错误的原因:a和b都是unsigned,a-b的结果也就转换成了unsigned!不可能小于0。

对于类似上面这段代码所展示的转换,在标准C中,有一个术语来描述,叫做Usual Arithmetic Convertions

一般规则:当operator两边的operand不同类型时,会自动向不损失信息的方向转换,比如float-->double,char-->int,int-->long。类型转换几乎无处不在,因为C语言处理的就是大大小小的内存块!

上面bug涉及的类型转换,是signed-->unsigned,只要运算涉及unsigned,signed就会被当做unsigned来处理,结果也是unsigned的。signed转换成unsigned后,可能是一个很大的数,因为负数在系统中用补码表示。

下面的代码,也有bug:

#include <stdio.h>

int main(void) {
    unsigned int a=1;
    int b=2;

    if ((a-b)>0)
        printf("WTF...\n");

    return 0;
}

运行同样会看到WTF....计算结果-1转成了unsigned,就大于0了!

再看一个bug:

#include <stdio.h>

int main(void) {
    unsigned int a=1;
    int b=-1;

    if (a < b)
        printf("WTF...\n");

    return 0;
}

依然会显示WTF....因为b被转换成了unsigned类型。

修正这些bug的方法,不要将signed和unsigned混在一起计算,除非你知道自己在干什么!编译时开启-Wall -Wextra,会出现相应的warning。

接下来,抄一段书,来自《C专家编程》,里面有一段关于Usual Arithmetic Conversions在C标准文档中的描述。这段文字还提到了另一个术语,Integral Promotions,这是另一个常见的bug,必须要了解。

Section 6.2.1.1 Characters and Integers (the integral promotions)

A char, a short int, or an int bit-field, or their signed or unsigned varieties, or an enumeration type, may be used in an expression wherever an int or unsigned int may be used. If an int can represent all the values of the origianl type, the value is converted to an int; otherwise it is converted to an unsigned int. These are called the integral promotions.

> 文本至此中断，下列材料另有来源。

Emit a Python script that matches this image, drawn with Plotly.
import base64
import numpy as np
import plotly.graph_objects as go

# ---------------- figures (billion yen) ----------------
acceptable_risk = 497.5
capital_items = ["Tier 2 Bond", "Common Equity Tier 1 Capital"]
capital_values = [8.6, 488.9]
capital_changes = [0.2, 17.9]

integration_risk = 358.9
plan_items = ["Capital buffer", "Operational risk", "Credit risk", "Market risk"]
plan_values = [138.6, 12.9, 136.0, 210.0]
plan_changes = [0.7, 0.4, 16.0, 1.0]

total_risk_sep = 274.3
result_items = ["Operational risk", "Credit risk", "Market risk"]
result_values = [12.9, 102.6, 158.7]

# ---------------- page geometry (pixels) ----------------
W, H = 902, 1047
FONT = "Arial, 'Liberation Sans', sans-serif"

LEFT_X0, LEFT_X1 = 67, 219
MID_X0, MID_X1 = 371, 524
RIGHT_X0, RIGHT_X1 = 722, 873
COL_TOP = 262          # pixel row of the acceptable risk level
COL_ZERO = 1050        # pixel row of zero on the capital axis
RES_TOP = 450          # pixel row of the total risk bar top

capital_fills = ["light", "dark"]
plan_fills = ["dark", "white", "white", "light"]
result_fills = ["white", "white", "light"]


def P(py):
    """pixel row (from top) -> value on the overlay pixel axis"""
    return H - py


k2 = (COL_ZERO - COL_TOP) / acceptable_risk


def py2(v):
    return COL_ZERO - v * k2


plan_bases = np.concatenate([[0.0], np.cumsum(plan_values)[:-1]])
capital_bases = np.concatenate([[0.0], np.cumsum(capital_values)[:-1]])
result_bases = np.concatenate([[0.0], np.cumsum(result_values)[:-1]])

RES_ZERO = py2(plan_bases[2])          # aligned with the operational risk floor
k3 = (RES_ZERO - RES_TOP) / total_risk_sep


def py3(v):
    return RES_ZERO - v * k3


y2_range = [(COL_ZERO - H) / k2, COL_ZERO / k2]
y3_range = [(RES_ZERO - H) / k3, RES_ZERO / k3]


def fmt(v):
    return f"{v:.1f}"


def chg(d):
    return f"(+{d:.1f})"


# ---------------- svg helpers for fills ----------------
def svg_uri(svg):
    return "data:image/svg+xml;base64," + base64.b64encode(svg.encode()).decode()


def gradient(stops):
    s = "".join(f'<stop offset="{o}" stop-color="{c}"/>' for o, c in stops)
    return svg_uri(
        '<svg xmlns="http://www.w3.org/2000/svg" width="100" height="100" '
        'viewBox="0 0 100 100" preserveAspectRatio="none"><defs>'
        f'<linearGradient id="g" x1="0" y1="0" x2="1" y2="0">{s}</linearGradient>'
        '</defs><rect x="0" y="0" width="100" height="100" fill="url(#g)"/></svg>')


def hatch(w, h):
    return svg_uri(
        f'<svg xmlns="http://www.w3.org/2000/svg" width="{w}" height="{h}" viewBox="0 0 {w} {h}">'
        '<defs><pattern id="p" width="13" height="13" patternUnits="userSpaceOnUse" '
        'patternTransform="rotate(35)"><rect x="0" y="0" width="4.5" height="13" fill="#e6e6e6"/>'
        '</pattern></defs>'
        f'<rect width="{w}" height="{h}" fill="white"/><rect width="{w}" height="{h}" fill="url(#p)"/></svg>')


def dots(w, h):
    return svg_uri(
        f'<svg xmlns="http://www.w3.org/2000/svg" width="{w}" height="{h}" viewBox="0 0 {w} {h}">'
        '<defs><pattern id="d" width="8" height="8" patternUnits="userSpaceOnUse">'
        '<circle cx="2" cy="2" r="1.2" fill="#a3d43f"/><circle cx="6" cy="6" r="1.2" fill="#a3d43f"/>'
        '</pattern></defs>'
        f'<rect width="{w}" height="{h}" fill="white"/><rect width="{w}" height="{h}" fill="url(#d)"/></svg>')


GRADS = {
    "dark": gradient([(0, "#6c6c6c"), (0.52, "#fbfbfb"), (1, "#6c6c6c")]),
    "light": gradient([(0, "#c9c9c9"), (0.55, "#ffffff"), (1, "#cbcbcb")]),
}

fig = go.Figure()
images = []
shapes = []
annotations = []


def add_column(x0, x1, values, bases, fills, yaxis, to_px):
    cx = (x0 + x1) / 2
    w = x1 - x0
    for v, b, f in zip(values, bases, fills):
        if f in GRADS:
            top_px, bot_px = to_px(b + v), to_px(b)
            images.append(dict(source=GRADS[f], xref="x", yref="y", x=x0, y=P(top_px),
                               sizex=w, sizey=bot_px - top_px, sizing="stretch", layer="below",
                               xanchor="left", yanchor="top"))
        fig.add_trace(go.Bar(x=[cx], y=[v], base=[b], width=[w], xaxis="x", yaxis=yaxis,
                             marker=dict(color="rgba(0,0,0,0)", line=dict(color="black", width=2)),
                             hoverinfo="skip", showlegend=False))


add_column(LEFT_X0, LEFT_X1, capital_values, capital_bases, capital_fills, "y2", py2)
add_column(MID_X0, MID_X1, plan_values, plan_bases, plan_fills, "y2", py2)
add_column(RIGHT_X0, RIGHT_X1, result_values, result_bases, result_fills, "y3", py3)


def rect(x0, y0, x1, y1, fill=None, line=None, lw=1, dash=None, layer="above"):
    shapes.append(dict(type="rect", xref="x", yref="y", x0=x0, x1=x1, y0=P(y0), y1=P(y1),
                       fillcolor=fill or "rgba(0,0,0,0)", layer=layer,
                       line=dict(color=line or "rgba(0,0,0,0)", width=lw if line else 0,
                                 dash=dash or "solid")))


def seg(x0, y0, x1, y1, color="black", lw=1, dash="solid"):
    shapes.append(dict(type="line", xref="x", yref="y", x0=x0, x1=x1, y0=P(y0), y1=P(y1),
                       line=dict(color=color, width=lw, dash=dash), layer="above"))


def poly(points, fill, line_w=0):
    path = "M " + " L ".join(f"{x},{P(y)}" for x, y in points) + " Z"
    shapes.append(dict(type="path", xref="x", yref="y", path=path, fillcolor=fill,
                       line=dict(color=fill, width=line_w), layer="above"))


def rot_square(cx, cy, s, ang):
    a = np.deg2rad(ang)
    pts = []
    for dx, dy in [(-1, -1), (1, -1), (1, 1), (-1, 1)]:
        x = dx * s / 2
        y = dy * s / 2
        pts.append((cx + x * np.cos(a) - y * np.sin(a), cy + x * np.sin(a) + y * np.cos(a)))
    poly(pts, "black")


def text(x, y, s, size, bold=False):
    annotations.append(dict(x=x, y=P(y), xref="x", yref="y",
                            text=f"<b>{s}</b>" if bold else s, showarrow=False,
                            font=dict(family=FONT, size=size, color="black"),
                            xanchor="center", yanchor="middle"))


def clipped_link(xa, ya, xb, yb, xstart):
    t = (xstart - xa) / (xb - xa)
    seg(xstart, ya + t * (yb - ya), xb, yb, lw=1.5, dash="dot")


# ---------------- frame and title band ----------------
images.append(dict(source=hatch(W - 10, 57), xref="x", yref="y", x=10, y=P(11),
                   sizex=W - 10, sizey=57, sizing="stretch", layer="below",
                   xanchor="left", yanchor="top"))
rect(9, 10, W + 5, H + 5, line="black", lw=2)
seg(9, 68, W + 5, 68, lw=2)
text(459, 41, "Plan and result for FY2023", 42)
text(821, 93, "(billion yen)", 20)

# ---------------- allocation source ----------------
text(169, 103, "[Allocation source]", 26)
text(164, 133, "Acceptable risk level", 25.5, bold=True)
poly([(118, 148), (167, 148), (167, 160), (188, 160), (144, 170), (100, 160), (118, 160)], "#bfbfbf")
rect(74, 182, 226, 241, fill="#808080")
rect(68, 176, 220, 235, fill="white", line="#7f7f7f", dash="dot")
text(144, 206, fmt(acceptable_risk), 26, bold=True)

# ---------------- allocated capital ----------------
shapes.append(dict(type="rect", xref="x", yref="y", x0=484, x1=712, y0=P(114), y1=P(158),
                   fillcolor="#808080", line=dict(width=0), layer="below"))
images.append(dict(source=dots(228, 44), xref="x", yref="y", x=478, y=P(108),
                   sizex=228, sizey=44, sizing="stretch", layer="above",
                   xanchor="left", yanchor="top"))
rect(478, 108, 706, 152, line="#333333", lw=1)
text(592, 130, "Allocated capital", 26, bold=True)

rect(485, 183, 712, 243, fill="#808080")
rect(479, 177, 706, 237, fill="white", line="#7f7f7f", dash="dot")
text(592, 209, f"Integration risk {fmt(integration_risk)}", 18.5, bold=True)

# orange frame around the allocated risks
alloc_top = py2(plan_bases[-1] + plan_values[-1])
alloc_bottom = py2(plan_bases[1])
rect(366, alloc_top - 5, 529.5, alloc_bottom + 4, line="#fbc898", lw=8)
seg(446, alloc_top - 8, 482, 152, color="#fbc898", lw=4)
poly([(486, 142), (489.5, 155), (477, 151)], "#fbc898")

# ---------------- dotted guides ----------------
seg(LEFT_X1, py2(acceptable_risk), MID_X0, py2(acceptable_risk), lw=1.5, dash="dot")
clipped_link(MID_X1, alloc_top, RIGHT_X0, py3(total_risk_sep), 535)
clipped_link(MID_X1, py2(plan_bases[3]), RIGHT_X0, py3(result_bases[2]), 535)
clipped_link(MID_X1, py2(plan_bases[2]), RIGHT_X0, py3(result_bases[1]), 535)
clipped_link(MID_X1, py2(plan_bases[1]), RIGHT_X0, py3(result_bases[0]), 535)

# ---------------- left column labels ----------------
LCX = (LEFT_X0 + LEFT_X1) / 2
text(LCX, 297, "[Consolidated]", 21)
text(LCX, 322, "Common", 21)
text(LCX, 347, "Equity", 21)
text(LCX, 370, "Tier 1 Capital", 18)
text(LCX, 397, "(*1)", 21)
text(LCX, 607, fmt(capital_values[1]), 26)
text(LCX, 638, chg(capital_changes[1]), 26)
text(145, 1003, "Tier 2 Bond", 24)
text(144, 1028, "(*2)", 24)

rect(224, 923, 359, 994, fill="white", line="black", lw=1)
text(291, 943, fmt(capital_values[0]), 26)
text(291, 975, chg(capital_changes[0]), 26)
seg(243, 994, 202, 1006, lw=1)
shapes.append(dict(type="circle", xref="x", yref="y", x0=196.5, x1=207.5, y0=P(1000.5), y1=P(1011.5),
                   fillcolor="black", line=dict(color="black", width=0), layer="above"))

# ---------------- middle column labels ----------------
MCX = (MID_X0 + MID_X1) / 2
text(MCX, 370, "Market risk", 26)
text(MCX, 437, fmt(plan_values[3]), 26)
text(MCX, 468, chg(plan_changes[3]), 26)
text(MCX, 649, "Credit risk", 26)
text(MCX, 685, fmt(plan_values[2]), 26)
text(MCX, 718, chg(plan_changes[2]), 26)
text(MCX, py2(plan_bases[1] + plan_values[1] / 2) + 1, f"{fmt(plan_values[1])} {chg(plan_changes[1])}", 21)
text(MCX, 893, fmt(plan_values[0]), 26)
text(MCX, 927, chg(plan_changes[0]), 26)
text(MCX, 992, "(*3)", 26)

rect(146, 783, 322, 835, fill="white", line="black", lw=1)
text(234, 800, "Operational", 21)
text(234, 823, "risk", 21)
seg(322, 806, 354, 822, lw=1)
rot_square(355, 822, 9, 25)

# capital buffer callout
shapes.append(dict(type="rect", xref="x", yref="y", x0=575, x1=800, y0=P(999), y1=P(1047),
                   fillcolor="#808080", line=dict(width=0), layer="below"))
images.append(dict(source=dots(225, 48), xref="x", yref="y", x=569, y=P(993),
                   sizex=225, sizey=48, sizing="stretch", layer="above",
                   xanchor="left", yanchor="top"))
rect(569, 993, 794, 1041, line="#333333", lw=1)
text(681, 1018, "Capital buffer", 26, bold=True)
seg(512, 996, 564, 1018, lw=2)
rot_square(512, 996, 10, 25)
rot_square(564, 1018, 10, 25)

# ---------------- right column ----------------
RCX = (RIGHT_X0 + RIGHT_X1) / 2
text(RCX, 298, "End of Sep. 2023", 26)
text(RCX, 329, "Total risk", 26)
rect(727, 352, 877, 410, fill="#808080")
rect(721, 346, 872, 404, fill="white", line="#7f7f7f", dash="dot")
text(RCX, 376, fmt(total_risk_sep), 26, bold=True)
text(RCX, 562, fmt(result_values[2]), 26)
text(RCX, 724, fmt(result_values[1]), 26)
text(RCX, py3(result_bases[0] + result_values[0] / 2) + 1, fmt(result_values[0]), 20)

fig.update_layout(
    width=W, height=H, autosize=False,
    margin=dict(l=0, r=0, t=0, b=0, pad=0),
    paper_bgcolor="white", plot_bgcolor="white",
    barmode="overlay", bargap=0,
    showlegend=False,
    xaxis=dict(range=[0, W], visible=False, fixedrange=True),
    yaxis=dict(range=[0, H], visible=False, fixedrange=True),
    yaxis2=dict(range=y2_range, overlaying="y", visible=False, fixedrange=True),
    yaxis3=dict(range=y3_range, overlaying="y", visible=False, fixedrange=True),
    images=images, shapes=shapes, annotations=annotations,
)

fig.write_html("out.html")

size小于int的整型数据,在计算的时候,会转成int,比如[unsigned] char!因为转成int不会有信息损失,有时不用一下子到unsigned int。

Section 6.2.1.5 Usual Arithmetic Conversions

Many binary operators that expect operands of arithmetic type cause conversions and yield result types in a similar way. The purpose is to yield a common type, which is also the type of the result. This pattern is called the usual arithmetic conversions.

First, if either operand has type long double, the other operand is converted to long double. Otherwise, if either operand has type double, the other operand is converted to double. Otherwise, if either operand has type float, the other operand is converted to float. Otherwise the integral promotions has performed on both operands. Then the following rules are applied.

If either operand has type unsigned long int, the other operand is converted to unsigned long int. Otherwise, if one operand has type long int and the other has type unsigned int, if a long int can represent all values of an unsigned int the operand of type unsigned int is converted to long int; if a long int cannot represent all the values of an unsigned int, both operands are converted to unsigned long int. Otherwise, if either operand has type long int, the other operand is converted to long int. Otherwise, if either operand has type unsigned int, the other operand is converted to unsigned int. Otherwise, both operands have type int.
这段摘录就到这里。